Heresia das obras! A atividade febril substituindo‑se à ação de Deus, a graça desconhecida, o orgulho humano querendo destronar Jesus, a vida sobrenatural, o poder da oração, a economia da Redenção atiradas, pelo menos na prática, à categoria das abstrações, eis um caso que longe está de ser imaginário e que a análise das almas revela como freqüentíssimo, embora em graus diversos, neste século de naturalismo em que o homem julga sobretudo pelas aparências e procede como se o bom êxito de uma obra dependesse principalmente de engenhosa organização.

A vista de uma alma pagã, recusando‑se a atribuir ao Autor de todo o bem e de todos os dons as maravilhas dos seus talentos naturais, já seria motivo de indignação para um espírito esclarecido, quanto mais não seja pela filosofia. Que sentimento experimentará então um católico instruído na sua religião, perante o espetáculo de um apóstolo que ostentasse, pelo menos implicitamente, a pretensão de não querer saber de Deus para comunicar às almas, quanto mais não fosse, o mínimo grau de vida divina? “Que insensato”! Diríamos nós ao ouvir um operário evangélico usar da seguinte linguagem: “Meu Deus, não me levanteis obstáculos à minha empresa, não lhe traveis o funcionamento e eu me encarrego de a levar a bom termo”. Este sentimento nosso seria um reflexo da aversão que em Deus provoca a vista de tal desordem, a vista de um presunçoso levando o orgulho a ponto de querer dar a vida sobrenatural, produzir a fé, fazer cessar o pecado, conduzir à virtude, gerar almas para o fervor, unicamente com as suas forças e sem atribuir esses efeitos à ação direta, constante, universal e efusiva do Sangue divino, preço, razão de ser e meio de toda a graça e de toda a vida espiritual.

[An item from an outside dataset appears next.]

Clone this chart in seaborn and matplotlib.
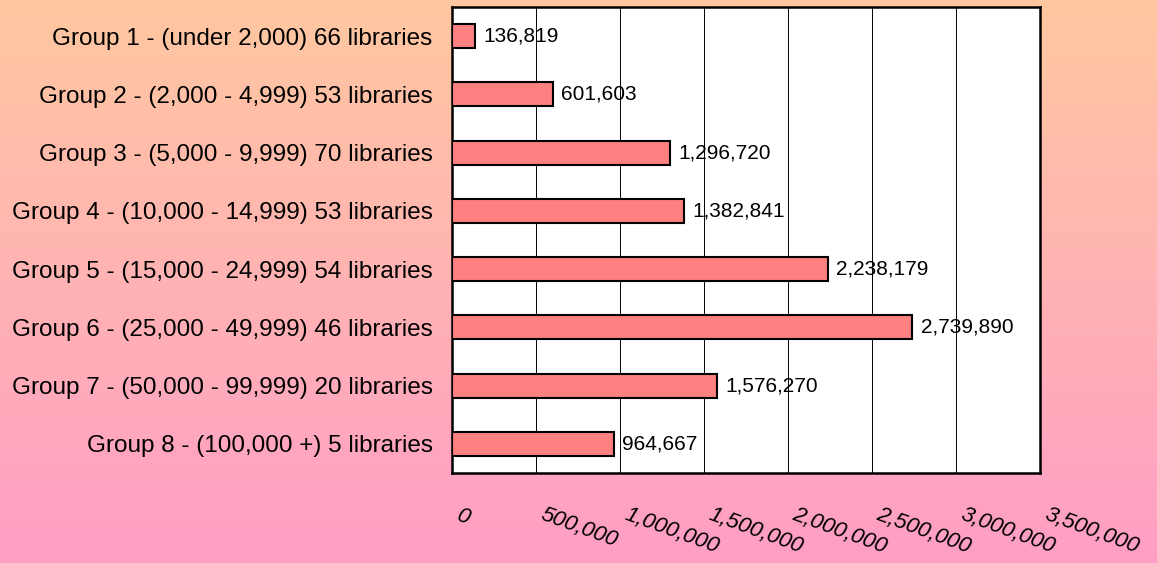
import numpy as np
import pandas as pd
import matplotlib
matplotlib.use("Agg")
import matplotlib.pyplot as plt
from matplotlib.transforms import ScaledTranslation
from matplotlib.colors import LinearSegmentedColormap
import seaborn as sns

categories = [
    "Group 1 - (under 2,000) 66 libraries",
    "Group 2 - (2,000 - 4,999) 53 libraries",
    "Group 3 - (5,000 - 9,999) 70 libraries",
    "Group 4 - (10,000 - 14,999) 53 libraries",
    "Group 5 - (15,000 - 24,999) 54 libraries",
    "Group 6 - (25,000 - 49,999) 46 libraries",
    "Group 7 - (50,000 - 99,999) 20 libraries",
    "Group 8 - (100,000 +) 5 libraries",
]
values = [136819, 601603, 1296720, 1382841, 2238179, 2739890, 1576270, 964667]
xticks = [0, 500000, 1000000, 1500000, 2000000, 2500000, 3000000, 3500000]
xticklabels = ["0", "500,000", "1,000,000", "1,500,000", "2,000,000",
               "2,500,000", "3,000,000", "3,500,000"]

sns.set_theme(style="white")
plt.rcParams['font.family'] = ['Liberation Sans', 'DejaVu Sans']

fig = plt.figure(figsize=(11.57, 5.63), dpi=100)

# gradient background
bg = fig.add_axes([0, 0, 1, 1], zorder=-10)
cmap = LinearSegmentedColormap.from_list("bg", ["#FFC8A0", "#FF9EC6"])
grad = np.linspace(0, 1, 256).reshape(-1, 1)
bg.imshow(grad, aspect="auto", cmap=cmap, extent=[0, 1, 0, 1], origin="upper")
bg.set_axis_off()

ax = fig.add_axes([452/1157, 1 - 473/563, (1040 - 452)/1157, (473 - 7)/563])
ax.set_facecolor("white")

df = pd.DataFrame({"category": categories, "value": values})
sns.barplot(data=df, x="value", y="category", orient="h", color="#FF8080",
            saturation=1, edgecolor="black", linewidth=1.5, width=0.41, ax=ax,
            zorder=3)

ax.set_xlim(0, 3500000)
ax.set_ylim(7.5, -0.5)
ax.set_xlabel("")
ax.set_ylabel("")

ax.set_xticks(xticks)
ax.set_xticklabels([])
ax.tick_params(axis="x", length=0)
ax.tick_params(axis="y", length=0, pad=14, labelsize=17.5, colors="black")

# rotated italic x tick labels, offset right of each tick
off = ScaledTranslation(0.09, -0.315, fig.dpi_scale_trans)
for xv, lab in zip(xticks, xticklabels):
    ax.text(xv, 0, lab, transform=ax.get_xaxis_transform() + off,
            rotation=-20, rotation_mode="anchor", ha="left", va="top",
            fontstyle="italic", fontsize=16, color="black", clip_on=False)

ax.xaxis.grid(True, color="black", linewidth=0.7, zorder=0)
ax.set_axisbelow(True)
for s in ax.spines.values():
    s.set_visible(True)
    s.set_color("black")
    s.set_linewidth(1.8)

for i, v in enumerate(values):
    ax.annotate(f"{v:,}", xy=(v, i), xytext=(6, 0), textcoords="offset points",
                va="center", ha="left", fontsize=15, color="black", zorder=5)

fig.savefig("out.png", dpi=100)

A humanidade de seu Filho exige, pois, que Deus confunda esses falsos cristos, já paralisando as suas obras de orgulho, já permitindo que elas apenas provoquem uma miragem efêmera. Salvo em tudo o que opera sobre as almas ex opere operato, Deus deve ao Redentor o subtrair ao apóstolo, cheio de arrogância, as suas melhores bênçãos para reservá‑las ao ramo que humildemente reconhece que somente pode haurir a sua seiva no tronco divino. De outra sorte, se abençoasse com resultados profundos e duradouros uma atividade envenenada por esse vírus a que chamamos heresia das obras, Deus dava mostras de animar essa desordem e permitir seu contágio.

[1] ) Por Nosso Senhor Jesus Cristo. Por Ele, com Ele e nEle (Liturgia).

[2] ) Todas as coisas foram feitas por Ele, e nada do que foi feito, foi feito sem Ele (Jo., 1, 3).

[3] ) Eu vim para eles terem vida (Jo., 10). NEle estava a vida (Jo., 4). Eu sou a vida (Jo., 14, 6).